Zooming into the Hindu Kush slab break-off: A rare glimpse on the terminal stage of subduction

- Subduction of continental crust beneath Hindu Kush to ∼180 km depth.
- Highest seismic strain rates and largest earthquakes deeper than 180 km.
- Break-off develops along-strike of seismic zone at base of subducted continental crust.
- Intermediate-depth seismicity in the upper part (60-180 km) in crustal rocks.
- Seismicity in the deeper part (180-265 km) due to deformation in mantle lithosphere.

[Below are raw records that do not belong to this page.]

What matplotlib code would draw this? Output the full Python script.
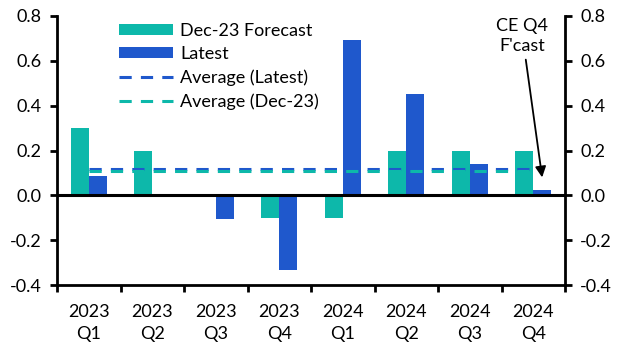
import numpy as np
import matplotlib.pyplot as plt

# --- data ---
quarters = ['2023\nQ1', '2023\nQ2', '2023\nQ3', '2023\nQ4',
            '2024\nQ1', '2024\nQ2', '2024\nQ3', '2024\nQ4']
dec23 = [0.30, 0.20, 0.00, -0.10, -0.10, 0.20, 0.20, 0.20]
latest = [0.085, 0.00, -0.105, -0.335, 0.695, 0.45, 0.14, 0.025]

TEAL = '#0db8aa'
BLUE = '#1f58cc'

plt.rcParams['font.family'] = ['Lato', 'DejaVu Sans']
plt.rcParams['font.size'] = 13

fig = plt.figure(figsize=(6.28, 3.53), dpi=100)
ax = fig.add_axes([0.0908, 0.1926, 0.8089, 0.7621])

x = np.arange(len(quarters))
w = 0.28
b1 = ax.bar(x - w / 2, dec23, w, color=TEAL, label='Dec-23 Forecast', zorder=2)
b2 = ax.bar(x + w / 2, latest, w, color=BLUE, label='Latest', zorder=2)

# averages across the period, drawn from first to last quarter
l1, = ax.plot([x[0], x[-1]], [np.mean(latest)] * 2, color=BLUE, lw=2.2,
              dashes=(4, 3), label='Average (Latest)', zorder=3)
l2, = ax.plot([x[0], x[-1]], [np.mean(dec23) - 0.005] * 2, color=TEAL, lw=2.2,
              dashes=(4, 3), label='Average (Dec-23)', zorder=3)

ax.axhline(0, color='black', lw=2.2, zorder=4)

ax.set_xlim(-0.5, len(quarters) - 0.5)
ax.set_ylim(-0.4, 0.8)
ax.set_yticks(np.arange(-0.4, 0.81, 0.2))
ax.set_yticklabels([f'{v:.1f}' for v in np.arange(-0.4, 0.81, 0.2)])

ax.set_xticks(x)
ax.set_xticklabels(quarters, linespacing=1.45)
ax.set_xticks(np.arange(-0.5, len(quarters), 1), minor=True)
ax.tick_params(axis='x', which='major', length=0, pad=14)
ax.tick_params(axis='x', which='minor', length=5, width=2, direction='out')
ax.tick_params(axis='y', length=5, width=2, direction='out', pad=6)
ax.tick_params(labelright=True, right=True)

for s in ['left', 'right', 'bottom']:
    ax.spines[s].set_linewidth(2)
ax.spines['top'].set_visible(False)

ax.annotate("CE Q4\nF'cast", xy=(x[-1] + w / 2, 0.08), xytext=(x[-1] - 0.17, 0.63),
            ha='center', va='bottom', linespacing=1.35,
            arrowprops=dict(arrowstyle='-|>', color='black', lw=1.3,
                            mutation_scale=16, shrinkA=2, shrinkB=0))

ax.legend([b1, b2, l1, l2], [h.get_label() for h in [b1, b2, l1, l2]],
          loc='upper left', bbox_to_anchor=(0.1, 1.015), frameon=False,
          handlelength=3.0, handleheight=0.5, labelspacing=0.4,
          handletextpad=0.4, borderaxespad=0.2)

fig.savefig('out.png', dpi=100)
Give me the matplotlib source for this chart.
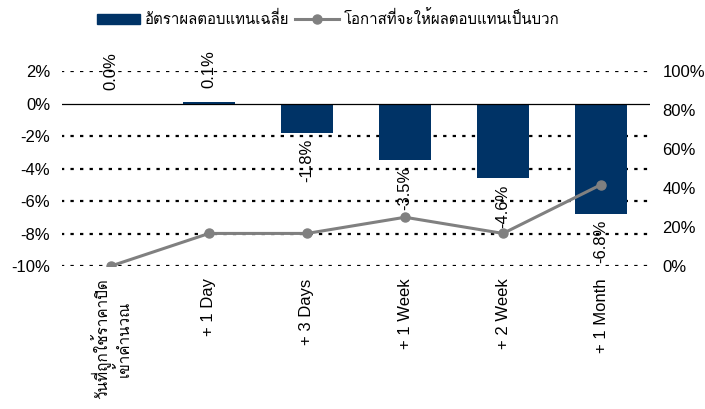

The terminal stage of subduction sets in when the continental margin arrives at the trench and the opposite forces of the sinking slab and buoyant continent extend and ultimately sever the subducted lithosphere. This process, although common in geological history, is short-lived, and therefore rarely observed. The deep seismicity under the Hindu Kush (Central Asia), including the 2015 Mw7.5 event, is a rare case that testifies to this process. Here, we use new seismological data to create a high resolution picture of slab break-off and infer its dynamics. High precision earthquake locations and tomographic images show subduction of continental crust down to ∼180 km. A large dataset of source mechanisms indicates sub-vertical extension in the entire slab but a strain rate analysis showed that the deeper seismogenic portion of the slab, below the subducted crust, extends at higher rates (∼40 km/Ma). Most Mw>7 earthquakes between 1983-2015, relocated relative to our new well-constrained earthquake catalog, cluster in a small volume below 180 km, and indicate shearing on an overturned interface. A slip model for the latest 2015 Mw7.5 event suggests that it ruptured into a seismic gap on this interface. From this configuration we conclude that a horizontal slab tear develops along-strike of the Hindu Kush seismic zone at the base of the subducted continental crust. Below the subducted crust, the deepest and also largest earthquakes (180-265 km) are likely associated with deformation in the mantle lithosphere. From the seismicity distribution and the rupture mechanisms we further deduce that the dominant deformation mechanism in this deeper portion of the slab changes along-strike from simple to pure shear. The fastest detachment rates and largest earthquakes occur during the simple shear dominated stage. Earthquakes in the upper part (60-180 km), above the rapidly extending slab, might be triggered by processes related to the subduction of crustal rocks.